Arfuyen, 2006, 130 p., 14 euros

Qu’est-ce qui nous fait pressentir quelque chose de la perfection, de la plénitude, de l’équilibre ? En poésie, cela est difficile à déterminer, mais c’est pourtant visible, non seulement dans la reconnaissance de la maturité d’une écriture, mais aussi dans le rythme qui lui est imprimé. Une respiration soudainement est là, puissante, libre, et on veut la boire à pleines mains. On veut saisir les mots qui nous transportent. Et on peut admirer au passage celui qui a pu recueillir le feu de ce brasier invisible ; et cependant bien réel, voire incandescent.
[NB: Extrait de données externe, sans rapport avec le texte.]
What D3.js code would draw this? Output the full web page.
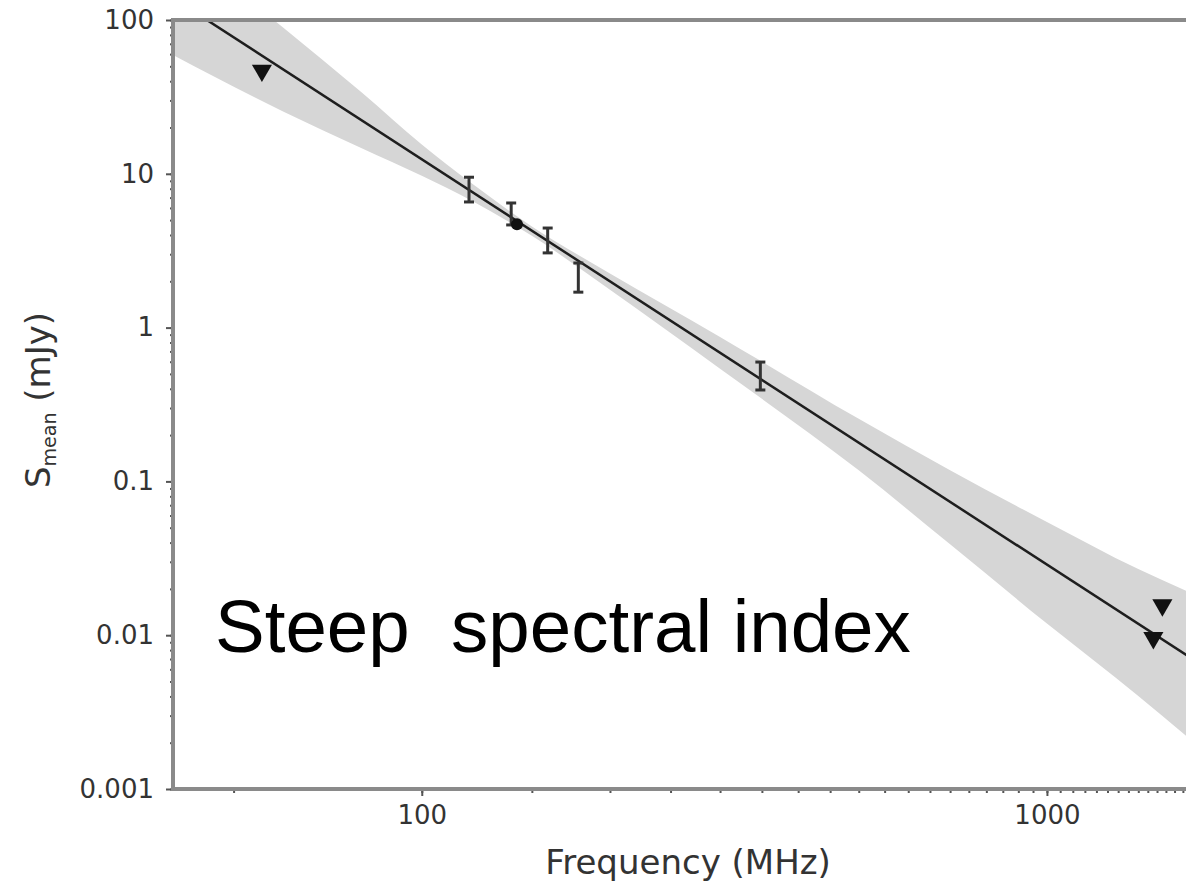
<!DOCTYPE html>
<html>
<head>
<meta charset="utf-8">
<script src="https://cdn.jsdelivr.net/npm/d3@7"></script>
<style>
  body { margin: 0; background: #fff; }
  svg { display: block; }
</style>
</head>
<body>
<script>
// measured points (MHz, mJy)
let detFreq = [119, 139, 159, 178, 348]
let detFlux = [8.1, 5.5, 3.68, 2.13, 0.48]
let detHigh = [9.5, 6.46, 4.44, 2.63, 0.597]
let detLow = [6.56, 4.65, 3.06, 1.70, 0.393]

let limFreq = [55.5, 1530, 1480]
let limFlux = [47, 0.0157, 0.0096]

let dotFreq = [142]
let dotFlux = [4.7]

// fitted power law
let fitFreq = [40, 1700]
let fitFlux = [139, 0.0071]

// shaded band
let bandFreq = [40, 60, 80, 100, 120, 150, 200, 300, 500, 700, 1000, 1400, 1700]
let bandHigh = [327, 89.4, 34.0, 15.5, 8.7, 4.55, 2.25, 0.87, 0.255, 0.118, 0.0545, 0.0269, 0.0188]
let bandLow = [59.2, 25.4, 14.7, 9.7, 6.7, 3.95, 1.76, 0.54, 0.118, 0.039, 0.0119, 0.00403, 0.00208]

let yTicks = [100, 10, 1, 0.1, 0.01, 0.001]
let yTickLabels = ["100", "10", "1", "0.1", "0.01", "0.001"]
let xTicks = [100, 1000]
let xTickLabels = ["100", "1000"]

let W = 1186, H = 885
let mLeft = 173, mTop = 20, mBottom = 789

let svg = d3.select("body")
    .append("svg")
    .attr("width", W)
    .attr("height", H)

let x = d3.scaleLog().domain([40, 1669]).range([mLeft, W])
let y = d3.scaleLog().domain([0.001, 100]).range([mBottom, mTop])

svg.append("clipPath").attr("id", "plot")
  .append("rect")
    .attr("x", mLeft).attr("y", mTop)
    .attr("width", W - mLeft).attr("height", mBottom - mTop)

let g = svg.append("g").attr("clip-path", "url(#plot)")

// band
let band = bandFreq.map((f, i) => ({f: f, hi: bandHigh[i], lo: bandLow[i]}))
let area = d3.area()
    .x(d => x(d.f))
    .y0(d => y(d.lo))
    .y1(d => y(d.hi))
    .curve(d3.curveMonotoneX)

g.append("path")
    .datum(band)
    .attr("d", area)
    .attr("fill", "#d6d6d6")

// fit line
let line = d3.line().x(d => x(d[0])).y(d => y(d[1]))
g.append("path")
    .attr("d", line(fitFreq.map((f, i) => [f, fitFlux[i]])))
    .attr("fill", "none")
    .attr("stroke", "#1e1e1e")
    .attr("stroke-width", 2.5)

// error bars
let det = detFreq.map((f, i) => ({f: f, v: detFlux[i], hi: detHigh[i], lo: detLow[i]}))
let eb = g.selectAll(".eb").data(det).enter().append("g").attr("class", "eb")
    .attr("stroke", "#333")
    .attr("stroke-width", 3)
eb.append("line")
    .attr("x1", d => x(d.f)).attr("x2", d => x(d.f))
    .attr("y1", d => y(d.hi)).attr("y2", d => y(d.lo))
eb.append("line")
    .attr("x1", d => x(d.f) - 5).attr("x2", d => x(d.f) + 5)
    .attr("y1", d => y(d.hi)).attr("y2", d => y(d.hi))
eb.append("line")
    .attr("x1", d => x(d.f) - 5).attr("x2", d => x(d.f) + 5)
    .attr("y1", d => y(d.lo)).attr("y2", d => y(d.lo))

// dot
g.selectAll(".dot").data(dotFreq).enter().append("circle")
    .attr("cx", d => x(d))
    .attr("cy", (d, i) => y(dotFlux[i]))
    .attr("r", 6)
    .attr("fill", "#111")

// upper limits
let tri = d3.symbol().type(d3.symbolTriangle).size(175)
g.selectAll(".lim").data(limFreq).enter().append("path")
    .attr("d", tri)
    .attr("transform", (d, i) => `translate(${x(d)},${y(limFlux[i])}) rotate(180)`)
    .attr("fill", "#111")

// axes
let spine = "#8a8a8a"
let tickFont = "DejaVu Sans, sans-serif"

let yAxis = d3.axisLeft(y).tickValues(yTicks).tickSize(7)
    .tickFormat((d, i) => yTickLabels[i]).tickPadding(12)
let yMinor = d3.axisLeft(y).ticks(50).tickSize(3).tickFormat("")
let xAxis = d3.axisBottom(x).tickValues(xTicks).tickSize(7)
    .tickFormat((d, i) => xTickLabels[i]).tickPadding(10)
let xMinor = d3.axisBottom(x).ticks(40).tickSize(4).tickFormat("")

function styleAxis(sel) {
  sel.select(".domain").remove()
  sel.selectAll("line").attr("stroke", "#555").attr("stroke-width", 2)
  sel.selectAll("text").attr("font-family", tickFont).attr("font-size", 26).attr("fill", "#333")
}

svg.append("g").attr("transform", `translate(${mLeft},0)`).call(yMinor).call(styleAxis)
svg.append("g").attr("transform", `translate(${mLeft},0)`).call(yAxis).call(styleAxis)
svg.append("g").attr("transform", `translate(0,${mBottom})`).call(xMinor).call(styleAxis)
svg.append("g").attr("transform", `translate(0,${mBottom})`).call(xAxis).call(styleAxis)

// spines
svg.append("line").attr("x1", mLeft).attr("x2", W).attr("y1", mTop).attr("y2", mTop)
    .attr("stroke", spine).attr("stroke-width", 4)
svg.append("line").attr("x1", mLeft).attr("x2", W).attr("y1", mBottom).attr("y2", mBottom)
    .attr("stroke", spine).attr("stroke-width", 4)
svg.append("line").attr("x1", mLeft).attr("x2", mLeft).attr("y1", mTop - 2).attr("y2", mBottom + 2)
    .attr("stroke", spine).attr("stroke-width", 4)

// axis labels
svg.append("text")
    .attr("x", 688).attr("y", 874)
    .attr("text-anchor", "middle")
    .attr("font-family", tickFont).attr("font-size", 34).attr("fill", "#333")
    .text("Frequency (MHz)")

let yl = svg.append("text")
    .attr("transform", "translate(50,400) rotate(-90)")
    .attr("text-anchor", "middle")
    .attr("font-family", tickFont).attr("font-size", 34).attr("fill", "#333")
yl.append("tspan").text("S")
yl.append("tspan").attr("font-size", 19).attr("dy", 6).text("mean")
yl.append("tspan").attr("dy", -6).text("\u00a0(mJy)")

// annotation
svg.append("text")
    .attr("x", 215).attr("y", 652)
    .attr("font-family", "Liberation Sans, Arial, sans-serif")
    .attr("font-size", 74.5)
    .attr("fill", "#000")
    .attr("xml:space", "preserve")
    .style("white-space", "pre")
    .text("Steep  spectral index")
</script>
</body>
</html>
L’écriture de Jean Mambrino nous apporte à la fois un souffle de fraîcheur, une plongée dans la contemplation de la beauté du monde, dans ses profondeurs, dans les éléments qui constituent sa vitalité. Car « le feu aime à se cacher / sous les paupières, alors / que la nuit fulgure en silence. / Là se préparent les larmes / des sources plus hautes / et plus basses que le ciel ». Ce seul poème résume à lui seul l’intensité de la respiration que porte cette poésie, équilibrée de manière heureuse entre l’acte d’habiter sa propre maison intérieure et les voyages terrestres et célestes dont est investi le voyageur et le poète, saisis par ce mouvement.
Cette respiration est pleine de sensualité. Le poète se laisse étonner par le parfum des choses les plus extérieures comme aussi par leur enveloppe intérieure, « où une louange plus haute et profonde / que toute adoration / emplit ton être / tourné à travers les créatures / vers leur créateur-abîme / inaccessible dans son intimité ». Le monde du poète s’élargit vers le cosmos total et vers la plénitude intérieure qui en émane.
Dans la dernière partie, le poète porte son regard sur l’éternité, comme si « à l’heure où les ombres s’allongent » cela lui permettait une saisie plus immédiate de ce qui attend le croyant. Et une reconnaissance du temps mûr, du corps et du regard intérieurs en osmose avec l’appel du grand large, l’infini de Dieu.